**EXERCISE DETAILS**.
Quote the data below in full, minus the images.

**COLLECTED MATERIAL**.
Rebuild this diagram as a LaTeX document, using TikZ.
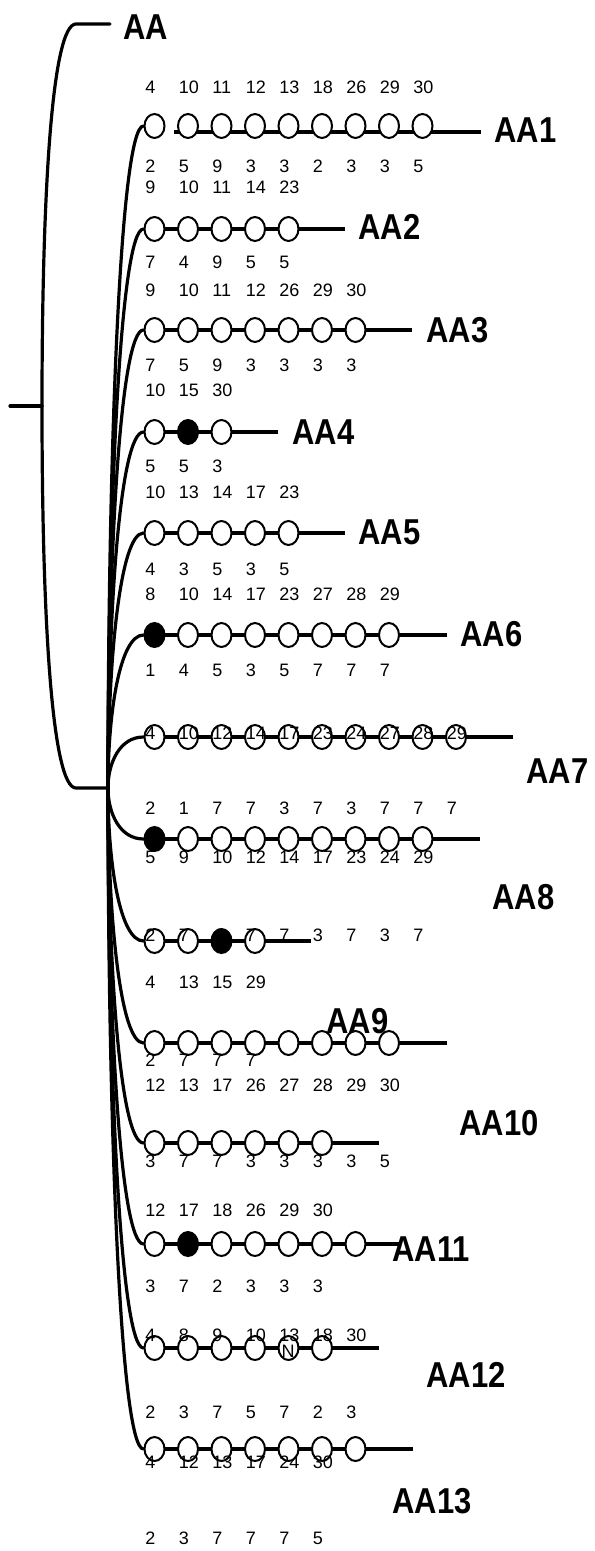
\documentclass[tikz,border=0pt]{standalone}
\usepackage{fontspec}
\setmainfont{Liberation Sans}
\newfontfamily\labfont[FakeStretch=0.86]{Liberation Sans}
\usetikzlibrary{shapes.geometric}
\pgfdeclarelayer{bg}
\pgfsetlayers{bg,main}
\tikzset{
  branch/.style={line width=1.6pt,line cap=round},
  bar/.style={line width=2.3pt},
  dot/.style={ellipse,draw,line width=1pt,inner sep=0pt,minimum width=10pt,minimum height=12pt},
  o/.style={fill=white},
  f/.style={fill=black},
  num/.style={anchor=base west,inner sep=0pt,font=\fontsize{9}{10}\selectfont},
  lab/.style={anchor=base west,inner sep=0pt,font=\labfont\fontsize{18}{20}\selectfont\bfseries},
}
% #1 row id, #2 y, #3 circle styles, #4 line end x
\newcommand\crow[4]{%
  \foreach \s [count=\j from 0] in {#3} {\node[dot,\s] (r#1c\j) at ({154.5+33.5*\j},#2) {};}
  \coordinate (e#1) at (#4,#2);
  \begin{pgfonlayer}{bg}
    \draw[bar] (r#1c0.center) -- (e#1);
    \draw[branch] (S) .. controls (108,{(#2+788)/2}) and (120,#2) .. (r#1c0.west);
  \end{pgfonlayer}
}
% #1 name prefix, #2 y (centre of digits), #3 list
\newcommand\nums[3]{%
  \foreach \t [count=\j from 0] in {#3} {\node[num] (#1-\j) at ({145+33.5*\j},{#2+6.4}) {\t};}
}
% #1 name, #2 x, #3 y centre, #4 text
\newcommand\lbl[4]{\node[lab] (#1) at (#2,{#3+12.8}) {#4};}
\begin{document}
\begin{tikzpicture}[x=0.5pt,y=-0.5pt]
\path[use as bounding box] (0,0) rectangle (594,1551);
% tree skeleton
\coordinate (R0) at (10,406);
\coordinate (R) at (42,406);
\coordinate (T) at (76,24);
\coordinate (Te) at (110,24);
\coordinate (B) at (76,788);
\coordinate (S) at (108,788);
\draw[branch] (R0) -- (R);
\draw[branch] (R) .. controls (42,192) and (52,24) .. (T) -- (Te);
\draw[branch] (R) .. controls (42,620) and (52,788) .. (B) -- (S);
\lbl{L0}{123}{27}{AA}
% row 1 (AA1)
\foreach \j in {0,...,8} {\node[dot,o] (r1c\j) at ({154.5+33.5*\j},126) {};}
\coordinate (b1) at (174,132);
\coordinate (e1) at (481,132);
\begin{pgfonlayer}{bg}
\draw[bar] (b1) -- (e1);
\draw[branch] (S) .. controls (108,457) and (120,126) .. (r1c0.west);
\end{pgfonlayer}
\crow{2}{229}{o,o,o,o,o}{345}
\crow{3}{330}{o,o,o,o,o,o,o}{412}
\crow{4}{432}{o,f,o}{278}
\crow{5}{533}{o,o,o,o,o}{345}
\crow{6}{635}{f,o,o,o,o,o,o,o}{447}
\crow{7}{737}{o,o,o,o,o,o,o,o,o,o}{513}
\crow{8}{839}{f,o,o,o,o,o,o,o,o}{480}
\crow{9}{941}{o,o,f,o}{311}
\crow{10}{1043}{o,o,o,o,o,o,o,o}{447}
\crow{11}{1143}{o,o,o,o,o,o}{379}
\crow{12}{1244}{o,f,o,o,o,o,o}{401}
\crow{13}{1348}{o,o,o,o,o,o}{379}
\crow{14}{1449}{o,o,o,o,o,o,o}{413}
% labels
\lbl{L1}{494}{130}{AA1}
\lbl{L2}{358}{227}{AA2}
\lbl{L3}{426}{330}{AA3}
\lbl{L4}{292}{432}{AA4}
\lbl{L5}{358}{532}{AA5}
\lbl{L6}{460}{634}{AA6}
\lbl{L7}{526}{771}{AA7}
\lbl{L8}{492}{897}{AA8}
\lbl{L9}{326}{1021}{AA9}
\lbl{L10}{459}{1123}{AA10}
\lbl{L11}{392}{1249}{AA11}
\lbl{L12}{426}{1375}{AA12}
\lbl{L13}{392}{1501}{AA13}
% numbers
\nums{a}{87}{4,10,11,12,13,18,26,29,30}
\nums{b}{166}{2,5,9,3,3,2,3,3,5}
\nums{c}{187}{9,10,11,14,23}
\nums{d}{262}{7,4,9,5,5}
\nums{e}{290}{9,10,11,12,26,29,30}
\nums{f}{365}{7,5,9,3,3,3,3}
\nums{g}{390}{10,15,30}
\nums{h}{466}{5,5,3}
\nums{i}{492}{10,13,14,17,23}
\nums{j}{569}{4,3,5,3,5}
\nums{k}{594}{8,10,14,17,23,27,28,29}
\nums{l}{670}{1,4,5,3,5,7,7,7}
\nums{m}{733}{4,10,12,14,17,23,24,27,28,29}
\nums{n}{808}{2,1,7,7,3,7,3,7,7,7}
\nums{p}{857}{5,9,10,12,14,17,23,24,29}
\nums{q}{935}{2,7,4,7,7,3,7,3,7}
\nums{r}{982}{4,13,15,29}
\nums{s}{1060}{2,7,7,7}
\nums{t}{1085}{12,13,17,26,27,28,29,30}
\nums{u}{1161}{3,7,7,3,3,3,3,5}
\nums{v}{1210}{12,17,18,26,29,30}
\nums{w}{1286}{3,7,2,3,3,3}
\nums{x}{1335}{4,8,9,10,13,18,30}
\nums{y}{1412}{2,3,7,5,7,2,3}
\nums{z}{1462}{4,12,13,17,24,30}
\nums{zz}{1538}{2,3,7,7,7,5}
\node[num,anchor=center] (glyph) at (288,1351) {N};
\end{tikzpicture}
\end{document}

**CORRECT RESPONSE**.
Rebuild this diagram as a LaTeX document, using TikZ.
\documentclass[tikz,border=0pt]{standalone}
\usepackage{fontspec}
\setmainfont{Liberation Sans}
\newfontfamily\labfont[FakeStretch=0.86]{Liberation Sans}
\usetikzlibrary{shapes.geometric}
\pgfdeclarelayer{bg}
\pgfsetlayers{bg,main}
\tikzset{
  branch/.style={line width=1.6pt,line cap=round},
  bar/.style={line width=2.3pt},
  dot/.style={ellipse,draw,line width=1pt,inner sep=0pt,minimum width=10pt,minimum height=12pt},
  o/.style={fill=white},
  f/.style={fill=black},
  num/.style={anchor=base west,inner sep=0pt,font=\fontsize{9}{10}\selectfont},
  lab/.style={anchor=base west,inner sep=0pt,font=\labfont\fontsize{18}{20}\selectfont\bfseries},
}
% #1 row id, #2 y, #3 circle styles, #4 line end x
\newcommand\crow[4]{%
  \foreach \s [count=\j from 0] in {#3} {\node[dot,\s] (r#1c\j) at ({154.5+33.5*\j},#2) {};}
  \coordinate (e#1) at (#4,#2);
  \begin{pgfonlayer}{bg}
    \draw[bar] (r#1c0.center) -- (e#1);
    \draw[branch] (S) .. controls (108,{(#2+788)/2}) and (120,#2) .. (r#1c0.west);
  \end{pgfonlayer}
}
% #1 name prefix, #2 y (centre of digits), #3 list
\newcommand\nums[3]{%
  \foreach \t [count=\j from 0] in {#3} {\node[num] (#1-\j) at ({145+33.5*\j},{#2+6.4}) {\t};}
}
% #1 name, #2 x, #3 y centre, #4 text
\newcommand\lbl[4]{\node[lab] (#1) at (#2,{#3+12.8}) {#4};}
\begin{document}
\begin{tikzpicture}[x=0.5pt,y=-0.5pt]
\path[use as bounding box] (0,0) rectangle (594,1551);
% tree skeleton
\coordinate (R0) at (10,406);
\coordinate (R) at (42,406);
\coordinate (T) at (76,24);
\coordinate (Te) at (110,24);
\coordinate (B) at (76,788);
\coordinate (S) at (108,788);
\draw[branch] (R0) -- (R);
\draw[branch] (R) .. controls (42,192) and (52,24) .. (T) -- (Te);
\draw[branch] (R) .. controls (42,620) and (52,788) .. (B) -- (S);
\lbl{L0}{123}{27}{AA}
% row 1 (AA1)
\foreach \j in {0,...,8} {\node[dot,o] (r1c\j) at ({154.5+33.5*\j},126) {};}
\coordinate (b1) at (174,132);
\coordinate (e1) at (481,132);
\begin{pgfonlayer}{bg}
\draw[bar] (b1) -- (e1);
\draw[branch] (S) .. controls (108,457) and (120,126) .. (r1c0.west);
\end{pgfonlayer}
\crow{2}{229}{o,o,o,o,o}{345}
\crow{3}{330}{o,o,o,o,o,o,o}{412}
\crow{4}{432}{o,f,o}{278}
\crow{5}{533}{o,o,o,o,o}{345}
\crow{6}{635}{f,o,o,o,o,o,o,o}{447}
\crow{7}{737}{o,o,o,o,o,o,o,o,o,o}{513}
\crow{8}{839}{f,o,o,o,o,o,o,o,o}{480}
\crow{9}{941}{o,o,f,o}{311}
\crow{10}{1043}{o,o,o,o,o,o,o,o}{447}
\crow{11}{1143}{o,o,o,o,o,o}{379}
\crow{12}{1244}{o,f,o,o,o,o,o}{401}
\crow{13}{1348}{o,o,o,o,o,o}{379}
\crow{14}{1449}{o,o,o,o,o,o,o}{413}
% labels
\lbl{L1}{494}{130}{AA1}
\lbl{L2}{358}{227}{AA2}
\lbl{L3}{426}{330}{AA3}
\lbl{L4}{292}{432}{AA4}
\lbl{L5}{358}{532}{AA5}
\lbl{L6}{460}{634}{AA6}
\lbl{L7}{526}{771}{AA7}
\lbl{L8}{492}{897}{AA8}
\lbl{L9}{326}{1021}{AA9}
\lbl{L10}{459}{1123}{AA10}
\lbl{L11}{392}{1249}{AA11}
\lbl{L12}{426}{1375}{AA12}
\lbl{L13}{392}{1501}{AA13}
% numbers
\nums{a}{87}{4,10,11,12,13,18,26,29,30}
\nums{b}{166}{2,5,9,3,3,2,3,3,5}
\nums{c}{187}{9,10,11,14,23}
\nums{d}{262}{7,4,9,5,5}
\nums{e}{290}{9,10,11,12,26,29,30}
\nums{f}{365}{7,5,9,3,3,3,3}
\nums{g}{390}{10,15,30}
\nums{h}{466}{5,5,3}
\nums{i}{492}{10,13,14,17,23}
\nums{j}{569}{4,3,5,3,5}
\nums{k}{594}{8,10,14,17,23,27,28,29}
\nums{l}{670}{1,4,5,3,5,7,7,7}
\nums{m}{733}{4,10,12,14,17,23,24,27,28,29}
\nums{n}{808}{2,1,7,7,3,7,3,7,7,7}
\nums{p}{857}{5,9,10,12,14,17,23,24,29}
\nums{q}{935}{2,7,4,7,7,3,7,3,7}
\nums{r}{982}{4,13,15,29}
\nums{s}{1060}{2,7,7,7}
\nums{t}{1085}{12,13,17,26,27,28,29,30}
\nums{u}{1161}{3,7,7,3,3,3,3,5}
\nums{v}{1210}{12,17,18,26,29,30}
\nums{w}{1286}{3,7,2,3,3,3}
\nums{x}{1335}{4,8,9,10,13,18,30}
\nums{y}{1412}{2,3,7,5,7,2,3}
\nums{z}{1462}{4,12,13,17,24,30}
\nums{zz}{1538}{2,3,7,7,7,5}
\node[num,anchor=center] (glyph) at (288,1351) {N};
\end{tikzpicture}
\end{document}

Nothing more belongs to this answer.